### Task goal
Skip pictures; extract every line from the one with "What matplotlib code" through the one with "W, H = 914, 522", exactly as written.

### Data supplied
========================
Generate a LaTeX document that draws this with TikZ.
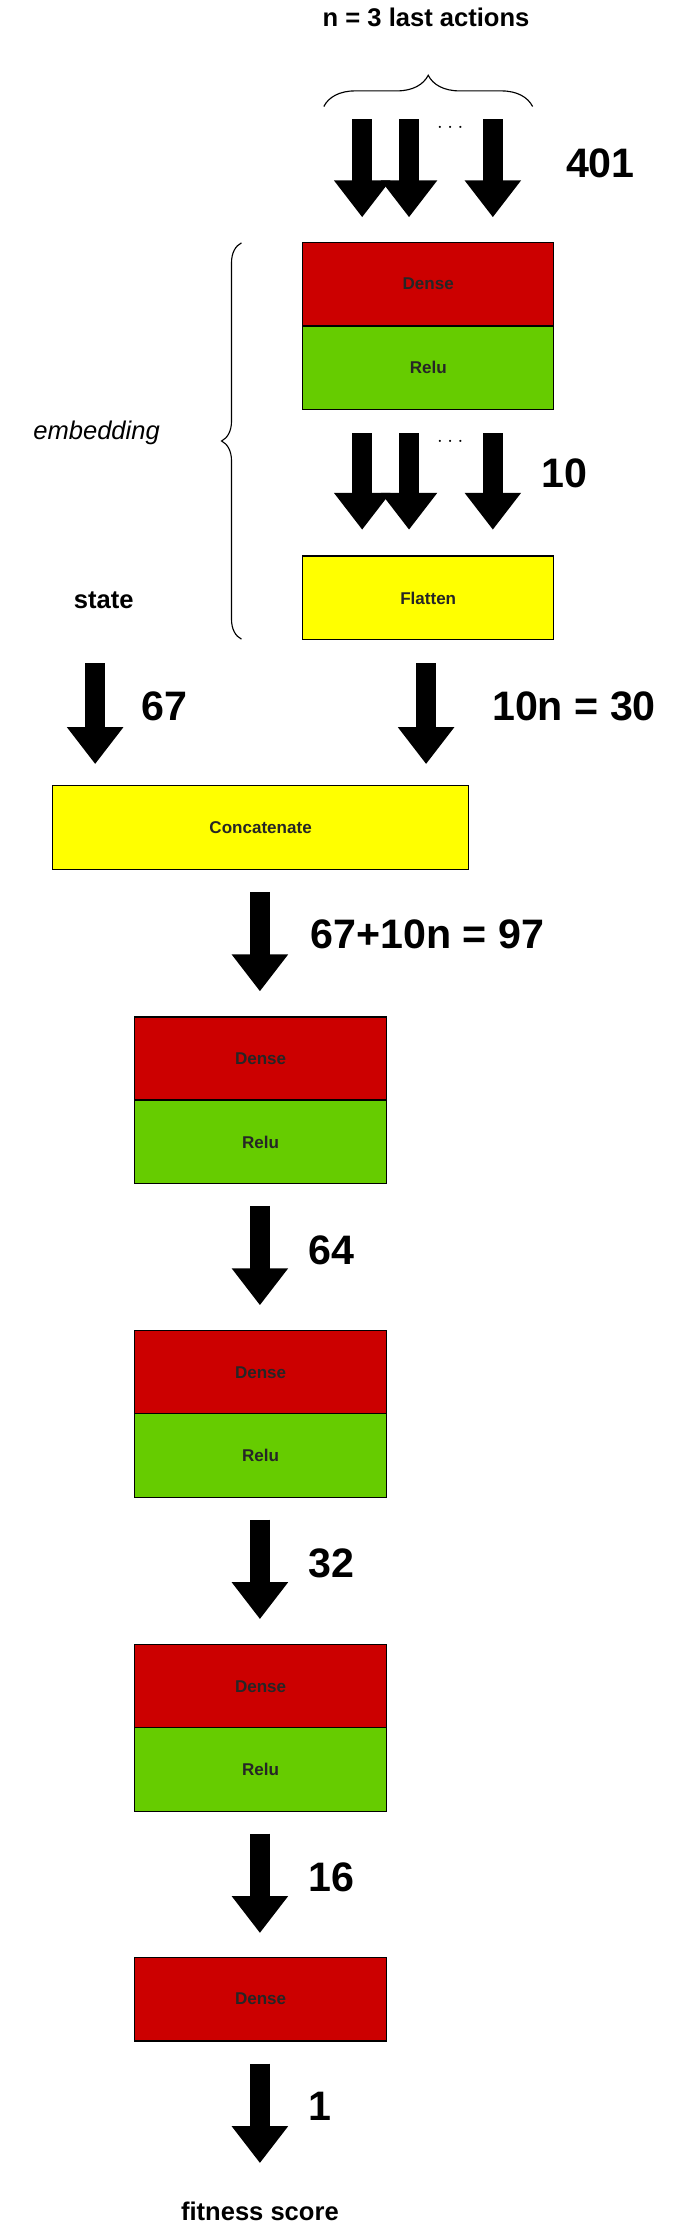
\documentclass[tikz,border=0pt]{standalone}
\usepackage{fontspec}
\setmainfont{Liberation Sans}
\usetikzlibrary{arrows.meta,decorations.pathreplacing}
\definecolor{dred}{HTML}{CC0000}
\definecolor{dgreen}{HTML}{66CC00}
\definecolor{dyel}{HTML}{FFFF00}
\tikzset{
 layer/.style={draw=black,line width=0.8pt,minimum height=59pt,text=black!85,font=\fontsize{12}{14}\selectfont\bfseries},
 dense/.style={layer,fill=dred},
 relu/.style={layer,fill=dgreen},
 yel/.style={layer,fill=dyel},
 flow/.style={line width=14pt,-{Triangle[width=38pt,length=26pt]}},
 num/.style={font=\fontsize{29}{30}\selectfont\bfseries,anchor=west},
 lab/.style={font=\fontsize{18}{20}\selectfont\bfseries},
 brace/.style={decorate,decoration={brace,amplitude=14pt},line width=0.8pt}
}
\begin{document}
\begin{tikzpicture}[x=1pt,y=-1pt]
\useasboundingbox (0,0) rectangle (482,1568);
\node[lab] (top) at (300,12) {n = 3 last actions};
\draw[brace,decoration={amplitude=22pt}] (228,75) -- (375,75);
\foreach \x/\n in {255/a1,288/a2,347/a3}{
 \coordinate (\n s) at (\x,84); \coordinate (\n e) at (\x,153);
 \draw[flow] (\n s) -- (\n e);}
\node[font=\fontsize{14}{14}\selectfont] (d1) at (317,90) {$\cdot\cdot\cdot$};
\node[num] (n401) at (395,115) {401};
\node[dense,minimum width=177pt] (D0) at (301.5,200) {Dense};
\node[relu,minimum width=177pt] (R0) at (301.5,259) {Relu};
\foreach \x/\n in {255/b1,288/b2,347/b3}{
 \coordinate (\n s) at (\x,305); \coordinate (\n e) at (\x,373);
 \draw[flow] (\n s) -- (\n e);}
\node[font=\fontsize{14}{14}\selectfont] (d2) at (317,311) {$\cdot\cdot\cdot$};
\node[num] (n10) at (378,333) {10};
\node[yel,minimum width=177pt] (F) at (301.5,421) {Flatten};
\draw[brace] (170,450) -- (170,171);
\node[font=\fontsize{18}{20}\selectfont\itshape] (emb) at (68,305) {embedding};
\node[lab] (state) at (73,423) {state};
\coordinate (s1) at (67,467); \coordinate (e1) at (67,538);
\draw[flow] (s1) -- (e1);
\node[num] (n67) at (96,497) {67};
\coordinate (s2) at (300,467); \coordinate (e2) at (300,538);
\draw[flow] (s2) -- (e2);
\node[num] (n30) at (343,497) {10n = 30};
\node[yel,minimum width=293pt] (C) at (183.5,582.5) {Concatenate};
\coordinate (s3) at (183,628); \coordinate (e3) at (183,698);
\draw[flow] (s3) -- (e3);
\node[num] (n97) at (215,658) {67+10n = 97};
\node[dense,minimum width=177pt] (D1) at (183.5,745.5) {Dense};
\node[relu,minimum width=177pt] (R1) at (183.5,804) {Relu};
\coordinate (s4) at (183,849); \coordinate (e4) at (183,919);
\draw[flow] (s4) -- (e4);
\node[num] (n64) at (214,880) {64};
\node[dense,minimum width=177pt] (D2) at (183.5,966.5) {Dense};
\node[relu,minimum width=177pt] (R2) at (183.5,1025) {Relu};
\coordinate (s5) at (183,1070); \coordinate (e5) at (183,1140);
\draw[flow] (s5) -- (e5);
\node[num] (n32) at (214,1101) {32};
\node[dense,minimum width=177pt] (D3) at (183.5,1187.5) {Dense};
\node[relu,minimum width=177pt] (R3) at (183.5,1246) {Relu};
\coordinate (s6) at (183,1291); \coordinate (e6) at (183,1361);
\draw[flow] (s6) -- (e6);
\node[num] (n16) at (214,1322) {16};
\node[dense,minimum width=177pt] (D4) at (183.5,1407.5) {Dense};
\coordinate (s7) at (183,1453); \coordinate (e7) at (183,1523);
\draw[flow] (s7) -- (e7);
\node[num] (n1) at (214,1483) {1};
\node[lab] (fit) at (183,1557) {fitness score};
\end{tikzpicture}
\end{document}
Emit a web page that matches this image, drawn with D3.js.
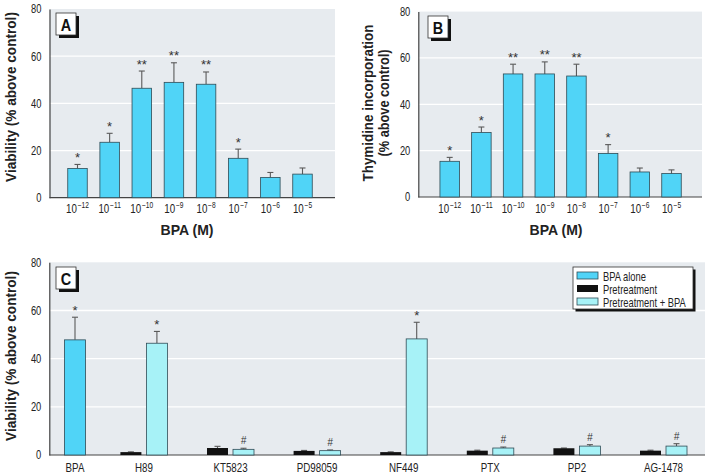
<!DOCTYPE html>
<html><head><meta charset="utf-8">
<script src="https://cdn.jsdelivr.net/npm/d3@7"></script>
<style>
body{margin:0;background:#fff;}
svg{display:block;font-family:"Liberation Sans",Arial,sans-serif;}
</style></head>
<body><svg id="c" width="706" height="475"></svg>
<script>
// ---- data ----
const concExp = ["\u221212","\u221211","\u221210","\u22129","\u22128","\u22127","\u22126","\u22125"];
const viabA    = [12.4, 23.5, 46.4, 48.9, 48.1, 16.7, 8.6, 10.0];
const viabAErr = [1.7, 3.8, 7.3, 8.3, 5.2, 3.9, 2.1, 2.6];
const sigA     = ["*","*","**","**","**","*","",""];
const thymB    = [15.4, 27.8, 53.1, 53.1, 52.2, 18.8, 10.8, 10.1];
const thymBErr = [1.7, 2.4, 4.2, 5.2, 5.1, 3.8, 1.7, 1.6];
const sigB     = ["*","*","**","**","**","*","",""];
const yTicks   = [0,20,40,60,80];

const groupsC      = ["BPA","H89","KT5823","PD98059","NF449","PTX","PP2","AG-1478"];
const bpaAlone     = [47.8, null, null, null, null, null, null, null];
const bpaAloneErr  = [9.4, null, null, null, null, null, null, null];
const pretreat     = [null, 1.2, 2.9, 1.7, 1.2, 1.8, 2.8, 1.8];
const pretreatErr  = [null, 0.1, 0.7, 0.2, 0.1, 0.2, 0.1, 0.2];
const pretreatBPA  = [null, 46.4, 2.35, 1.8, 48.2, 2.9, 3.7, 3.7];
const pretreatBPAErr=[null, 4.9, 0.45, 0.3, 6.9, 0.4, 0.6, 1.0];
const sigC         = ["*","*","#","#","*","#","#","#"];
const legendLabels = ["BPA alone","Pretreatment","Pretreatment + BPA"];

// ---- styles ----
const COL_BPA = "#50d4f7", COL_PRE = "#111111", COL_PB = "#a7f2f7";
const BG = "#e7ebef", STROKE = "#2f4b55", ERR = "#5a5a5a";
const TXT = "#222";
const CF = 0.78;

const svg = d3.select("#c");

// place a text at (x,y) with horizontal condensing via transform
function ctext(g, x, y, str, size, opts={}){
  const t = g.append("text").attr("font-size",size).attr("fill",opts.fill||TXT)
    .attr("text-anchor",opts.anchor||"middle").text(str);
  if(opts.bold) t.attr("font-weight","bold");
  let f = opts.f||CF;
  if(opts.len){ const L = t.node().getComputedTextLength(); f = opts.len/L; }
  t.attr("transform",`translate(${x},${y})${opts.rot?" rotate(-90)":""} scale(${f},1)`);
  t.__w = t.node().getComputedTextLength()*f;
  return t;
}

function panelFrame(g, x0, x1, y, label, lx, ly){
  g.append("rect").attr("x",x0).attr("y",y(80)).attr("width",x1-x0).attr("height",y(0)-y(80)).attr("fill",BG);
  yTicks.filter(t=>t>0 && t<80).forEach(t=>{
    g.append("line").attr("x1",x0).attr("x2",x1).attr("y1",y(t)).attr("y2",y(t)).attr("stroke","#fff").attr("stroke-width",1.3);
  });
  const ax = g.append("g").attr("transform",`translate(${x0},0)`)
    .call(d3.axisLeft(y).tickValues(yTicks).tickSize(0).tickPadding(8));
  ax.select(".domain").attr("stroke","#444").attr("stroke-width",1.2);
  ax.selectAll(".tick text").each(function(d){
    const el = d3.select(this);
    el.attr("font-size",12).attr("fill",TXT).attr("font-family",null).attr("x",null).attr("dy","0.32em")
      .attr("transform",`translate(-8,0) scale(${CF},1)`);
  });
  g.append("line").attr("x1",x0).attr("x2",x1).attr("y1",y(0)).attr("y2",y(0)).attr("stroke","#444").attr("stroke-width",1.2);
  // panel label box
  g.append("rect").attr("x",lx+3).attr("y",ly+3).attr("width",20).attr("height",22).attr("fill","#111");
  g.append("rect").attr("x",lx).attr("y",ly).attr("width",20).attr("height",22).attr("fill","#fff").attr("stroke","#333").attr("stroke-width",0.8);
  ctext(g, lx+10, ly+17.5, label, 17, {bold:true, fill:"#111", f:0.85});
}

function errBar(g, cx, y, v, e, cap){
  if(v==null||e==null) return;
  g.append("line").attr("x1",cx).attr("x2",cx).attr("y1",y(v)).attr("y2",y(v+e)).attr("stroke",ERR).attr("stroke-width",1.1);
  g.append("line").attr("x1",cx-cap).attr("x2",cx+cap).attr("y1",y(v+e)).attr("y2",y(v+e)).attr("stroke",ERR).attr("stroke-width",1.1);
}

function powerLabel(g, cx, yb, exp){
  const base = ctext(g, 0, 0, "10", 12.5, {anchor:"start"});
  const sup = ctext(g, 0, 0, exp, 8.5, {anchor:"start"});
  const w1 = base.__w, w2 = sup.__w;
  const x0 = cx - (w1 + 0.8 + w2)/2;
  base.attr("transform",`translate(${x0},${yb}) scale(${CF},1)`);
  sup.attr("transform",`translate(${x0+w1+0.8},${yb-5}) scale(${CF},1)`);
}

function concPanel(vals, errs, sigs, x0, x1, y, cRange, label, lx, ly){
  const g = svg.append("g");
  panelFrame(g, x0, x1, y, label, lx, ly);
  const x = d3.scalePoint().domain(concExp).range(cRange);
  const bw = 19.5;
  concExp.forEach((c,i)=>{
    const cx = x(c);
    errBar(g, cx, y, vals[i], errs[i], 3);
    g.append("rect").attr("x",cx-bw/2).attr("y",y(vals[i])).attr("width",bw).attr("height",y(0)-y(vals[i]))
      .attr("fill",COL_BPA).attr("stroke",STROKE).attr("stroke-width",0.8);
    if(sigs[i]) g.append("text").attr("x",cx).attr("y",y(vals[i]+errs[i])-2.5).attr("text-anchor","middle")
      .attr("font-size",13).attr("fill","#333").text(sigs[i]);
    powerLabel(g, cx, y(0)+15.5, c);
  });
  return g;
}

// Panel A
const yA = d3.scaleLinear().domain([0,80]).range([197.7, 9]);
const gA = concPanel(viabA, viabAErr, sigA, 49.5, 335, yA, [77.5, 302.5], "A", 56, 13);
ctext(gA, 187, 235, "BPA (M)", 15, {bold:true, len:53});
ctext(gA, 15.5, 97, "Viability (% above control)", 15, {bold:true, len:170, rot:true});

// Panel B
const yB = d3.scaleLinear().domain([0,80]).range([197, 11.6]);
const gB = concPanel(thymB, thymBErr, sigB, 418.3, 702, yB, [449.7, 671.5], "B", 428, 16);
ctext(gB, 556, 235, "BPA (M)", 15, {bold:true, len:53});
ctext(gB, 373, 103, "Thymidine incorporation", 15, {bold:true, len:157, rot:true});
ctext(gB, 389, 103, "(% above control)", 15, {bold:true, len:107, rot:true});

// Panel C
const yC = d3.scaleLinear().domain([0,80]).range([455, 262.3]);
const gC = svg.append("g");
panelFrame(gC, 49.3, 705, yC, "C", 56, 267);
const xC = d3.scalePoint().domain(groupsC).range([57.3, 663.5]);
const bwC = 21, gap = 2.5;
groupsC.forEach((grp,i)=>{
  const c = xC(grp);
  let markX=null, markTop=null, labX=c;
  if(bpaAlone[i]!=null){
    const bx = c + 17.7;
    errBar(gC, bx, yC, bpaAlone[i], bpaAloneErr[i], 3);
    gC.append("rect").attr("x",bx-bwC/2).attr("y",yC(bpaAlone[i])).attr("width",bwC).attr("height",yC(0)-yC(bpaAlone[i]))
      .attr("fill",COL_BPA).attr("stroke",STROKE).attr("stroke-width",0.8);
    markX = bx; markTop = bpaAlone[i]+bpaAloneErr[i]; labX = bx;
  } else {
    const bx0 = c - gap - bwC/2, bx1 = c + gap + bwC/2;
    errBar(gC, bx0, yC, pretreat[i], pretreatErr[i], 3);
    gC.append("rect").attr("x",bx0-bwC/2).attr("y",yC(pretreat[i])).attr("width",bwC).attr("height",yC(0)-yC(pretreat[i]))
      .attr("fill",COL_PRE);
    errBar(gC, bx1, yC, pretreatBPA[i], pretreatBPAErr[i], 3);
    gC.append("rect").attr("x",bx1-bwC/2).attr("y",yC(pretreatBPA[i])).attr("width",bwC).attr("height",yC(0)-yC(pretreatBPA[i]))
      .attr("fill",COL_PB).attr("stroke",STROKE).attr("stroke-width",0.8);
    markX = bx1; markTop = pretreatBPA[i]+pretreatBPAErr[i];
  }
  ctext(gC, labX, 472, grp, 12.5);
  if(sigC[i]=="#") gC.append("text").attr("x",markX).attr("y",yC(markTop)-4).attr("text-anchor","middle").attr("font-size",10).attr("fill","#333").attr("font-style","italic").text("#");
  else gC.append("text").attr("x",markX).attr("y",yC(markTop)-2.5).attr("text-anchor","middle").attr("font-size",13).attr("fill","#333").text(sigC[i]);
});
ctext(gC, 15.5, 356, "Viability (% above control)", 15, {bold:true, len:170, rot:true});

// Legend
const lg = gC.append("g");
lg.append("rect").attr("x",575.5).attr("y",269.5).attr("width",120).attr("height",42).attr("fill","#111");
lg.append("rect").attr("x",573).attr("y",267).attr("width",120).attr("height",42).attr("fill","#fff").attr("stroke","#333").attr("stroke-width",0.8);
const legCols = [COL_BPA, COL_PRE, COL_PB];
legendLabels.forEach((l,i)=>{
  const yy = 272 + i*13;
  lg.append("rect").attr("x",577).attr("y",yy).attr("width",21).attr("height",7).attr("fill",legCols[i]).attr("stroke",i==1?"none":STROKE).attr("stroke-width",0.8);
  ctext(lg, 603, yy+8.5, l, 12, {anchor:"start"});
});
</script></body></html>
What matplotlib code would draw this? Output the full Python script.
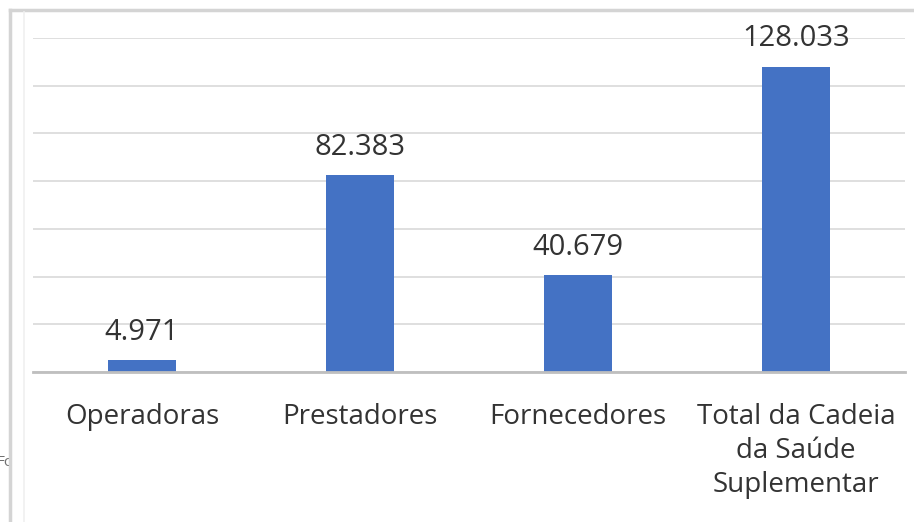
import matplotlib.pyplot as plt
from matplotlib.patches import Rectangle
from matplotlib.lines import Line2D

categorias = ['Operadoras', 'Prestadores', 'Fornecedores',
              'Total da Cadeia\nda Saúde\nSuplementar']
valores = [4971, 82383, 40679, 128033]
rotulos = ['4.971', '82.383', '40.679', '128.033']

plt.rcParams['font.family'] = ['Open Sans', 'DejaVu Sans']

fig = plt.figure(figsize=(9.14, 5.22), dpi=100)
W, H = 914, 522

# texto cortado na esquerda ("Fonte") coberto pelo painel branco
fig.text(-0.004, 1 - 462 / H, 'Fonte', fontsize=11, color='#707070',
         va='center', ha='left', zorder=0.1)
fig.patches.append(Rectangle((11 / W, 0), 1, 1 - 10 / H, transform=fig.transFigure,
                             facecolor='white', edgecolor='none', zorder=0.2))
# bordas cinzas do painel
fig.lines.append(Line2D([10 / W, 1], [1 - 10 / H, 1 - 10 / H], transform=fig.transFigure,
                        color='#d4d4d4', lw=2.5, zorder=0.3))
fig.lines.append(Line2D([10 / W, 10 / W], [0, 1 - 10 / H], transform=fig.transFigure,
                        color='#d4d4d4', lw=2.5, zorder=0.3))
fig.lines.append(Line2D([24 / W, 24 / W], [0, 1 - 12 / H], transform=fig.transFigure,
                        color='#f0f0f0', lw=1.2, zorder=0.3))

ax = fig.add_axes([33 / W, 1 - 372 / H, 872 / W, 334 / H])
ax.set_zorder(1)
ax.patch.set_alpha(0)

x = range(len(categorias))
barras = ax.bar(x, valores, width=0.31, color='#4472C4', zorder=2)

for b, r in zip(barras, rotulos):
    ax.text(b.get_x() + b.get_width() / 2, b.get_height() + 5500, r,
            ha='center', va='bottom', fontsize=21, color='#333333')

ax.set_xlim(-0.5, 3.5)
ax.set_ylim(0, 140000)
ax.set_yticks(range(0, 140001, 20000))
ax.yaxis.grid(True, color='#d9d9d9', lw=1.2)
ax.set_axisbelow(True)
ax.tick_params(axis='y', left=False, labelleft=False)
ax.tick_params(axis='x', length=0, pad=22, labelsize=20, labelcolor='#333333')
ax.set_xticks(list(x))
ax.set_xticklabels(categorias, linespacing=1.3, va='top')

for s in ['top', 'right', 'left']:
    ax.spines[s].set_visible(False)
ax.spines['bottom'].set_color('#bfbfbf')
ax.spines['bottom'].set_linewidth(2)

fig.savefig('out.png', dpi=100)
========================
### Completed exercise
What matplotlib code would draw this? Output the full Python script.
import matplotlib.pyplot as plt
from matplotlib.patches import Rectangle
from matplotlib.lines import Line2D

categorias = ['Operadoras', 'Prestadores', 'Fornecedores',
              'Total da Cadeia\nda Saúde\nSuplementar']
valores = [4971, 82383, 40679, 128033]
rotulos = ['4.971', '82.383', '40.679', '128.033']

plt.rcParams['font.family'] = ['Open Sans', 'DejaVu Sans']

fig = plt.figure(figsize=(9.14, 5.22), dpi=100)
W, H = 914, 522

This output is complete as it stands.